Information on Species
Hybrid orchid culture presents fewer problems than species orchid culture because each species has its own individual cultural requirements. The problem is to identify the conditions required by each individual species and to reproduce these conditions in your orchid house.
Some species, such as Dendrobium falcorostrum will tolerate sleet, while the likes of Cirrhopetalum makoyanum is a tropical grower and must be protected in winter. The one constant is air movement. Good air movement is essential to all species. Watering also must be carefully watched. More orchids are killed by over watering than under watering, so a well-drained media is mandatory. Slab mounting provides excellent drainage for plants susceptible to root-rot.
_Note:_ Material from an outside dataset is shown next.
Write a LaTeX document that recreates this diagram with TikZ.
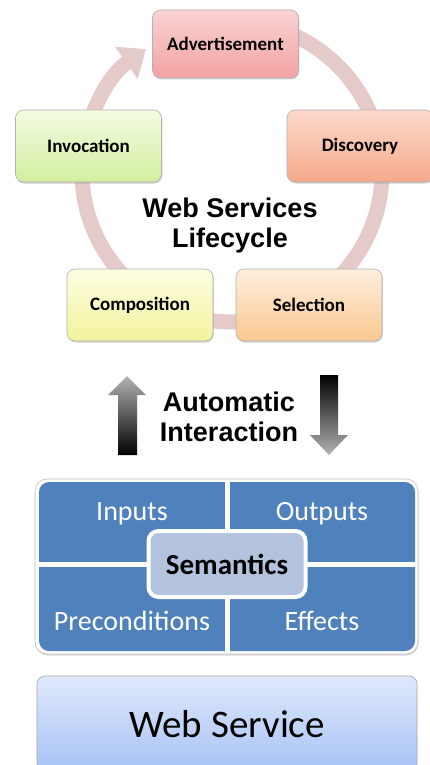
\documentclass[tikz,border=0pt]{standalone}
\usepackage{fontspec}
\setmainfont{Carlito}
\newfontfamily\headfont{Liberation Sans}
\usetikzlibrary{arrows.meta,shadows}

\definecolor{ringpink}{HTML}{E5CACA}
\definecolor{advtop}{HTML}{FBD3D3}
\definecolor{advbot}{HTML}{F3A2A2}
\definecolor{distop}{HTML}{FCDACB}
\definecolor{disbot}{HTML}{F5A98B}
\definecolor{invtop}{HTML}{F3FBE2}
\definecolor{invbot}{HTML}{D3EFA0}
\definecolor{comtop}{HTML}{FDFDE3}
\definecolor{combot}{HTML}{F3F39C}
\definecolor{seltop}{HTML}{FDEFDE}
\definecolor{selbot}{HTML}{FAC890}
\definecolor{quadblue}{HTML}{4F81BD}
\definecolor{semblue}{HTML}{B3C3DD}
\definecolor{wstop}{HTML}{DFE9FC}
\definecolor{wsbot}{HTML}{A6C2F5}

\tikzset{
  stagebox/.style={rounded corners=8pt, minimum width=146pt, minimum height=72pt,
    draw=black!30, line width=0.6pt,
    font=\bfseries\fontsize{19}{22}\selectfont,
    drop shadow={shadow xshift=0.8pt, shadow yshift=-1.5pt, opacity=0.35}},
  heading/.style={font=\headfont\bfseries\fontsize{27}{30}\selectfont, align=center},
  quadtext/.style={text=white, font=\fontsize{28}{32}\selectfont},
  ringline/.style={draw=ringpink, line width=15pt,
    -{Triangle[width=38pt,length=24pt]}},
}

\begin{document}
\begin{tikzpicture}[x=1pt,y=-1pt]
\useasboundingbox[fill=white] (0,0) rectangle (430,765);

% lifecycle ring with its arrowhead
\coordinate (ringc) at (232,172);
\draw[ringline] (ringc) ++(-90:150) arc[start angle=-90, end angle=235, radius=150];

% the five lifecycle stages
\node[stagebox, minimum height=68pt, top color=advtop, bottom color=advbot] (adv) at (225.5,44) {Advertisement};
\node[stagebox, top color=distop, bottom color=disbot] (dis) at (360,146) {Discovery};
\node[stagebox, top color=invtop, bottom color=invbot] (inv) at (88.5,146) {Invocation};
\node[stagebox, top color=comtop, bottom color=combot] (com) at (140,305) {Composition};
\node[stagebox, top color=seltop, bottom color=selbot] (sel) at (309,305) {Selection};

\node[heading] (life) at (230,226) {Web Services\\Lifecycle};

% interaction arrows
\shade[top color=black!30, bottom color=black] (127,376) -- (146,395) -- (137,395) -- (137,455)
  -- (118,455) -- (118,395) -- (108,395) -- cycle;
\shade[top color=black, bottom color=black!30] (320,375) -- (338,375) -- (338,435) -- (348,435)
  -- (329,455) -- (310,435) -- (320,435) -- cycle;
\node[heading] (auto) at (229,417) {Automatic\\Interaction};

% semantic description panel
\fill[white, draw=black!25, line width=0.6pt,
  drop shadow={shadow xshift=0.5pt, shadow yshift=-1.5pt, opacity=0.3}]
  [rounded corners=12pt] (35,479) rectangle (418,654);
\fill[quadblue, rounded corners=10pt] (39,482) rectangle (415,651);
\draw[white, line width=5pt] (227,481) -- (227,652);
\draw[white, line width=5pt] (38,564.5) -- (416,564.5);
\node[quadtext] (inp) at (132,514) {Inputs};
\node[quadtext] (outp) at (322,514) {Outputs};
\node[quadtext] (pre) at (132,621) {Preconditions};
\node[quadtext] (eff) at (322,621) {Effects};
\node[rounded corners=10pt, fill=semblue, draw=white, line width=4pt,
  minimum width=157pt, minimum height=66pt,
  font=\bfseries\fontsize{29}{32}\selectfont,
  drop shadow={shadow xshift=0.5pt, shadow yshift=-1.5pt, opacity=0.3}] (sem) at (227,564) {Semantics};

% the service itself
\node[rounded corners=8pt, minimum width=380pt, minimum height=96pt,
  top color=wstop, bottom color=wsbot, draw=black!35, line width=0.6pt,
  font=\fontsize{39}{44}\selectfont] (ws) at (227,724) {Web Service};
\end{tikzpicture}
\end{document}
Basket culture may be more appropiate for some species.
An orchid house five metres high is more suitable for species orchids than a low structure. Plants can be hung at various levels, which will allow a choice of growing conditions.
Species orchid growers are the conservationists of the orchid world. They are committed to species preservation because of the unique natural beauty of the flowers and the need to maintain biodiversity. Selfing and selection produces superior species. These crossed onto existing hybrids produce superior progeny.
Flowers of many orchid species are as bizarre as they are beautiful, from the wild mophead of Cirrhopetalum medusa, to the savage serrated beak of Gongora truncata, something you would expect to find in “The Day of the Triffids”. Some orchids manipulate their pollinating insects to an extraordinary degree.
Fertilizing is something of a problem when growing species. Some demand more nourishment than others. Too lush and vigorous growth with few flowers maybe a sign of too much fertilizer. Fertilizing is only required when the plant is in active growth.
Species growing can be interesting and rewarding.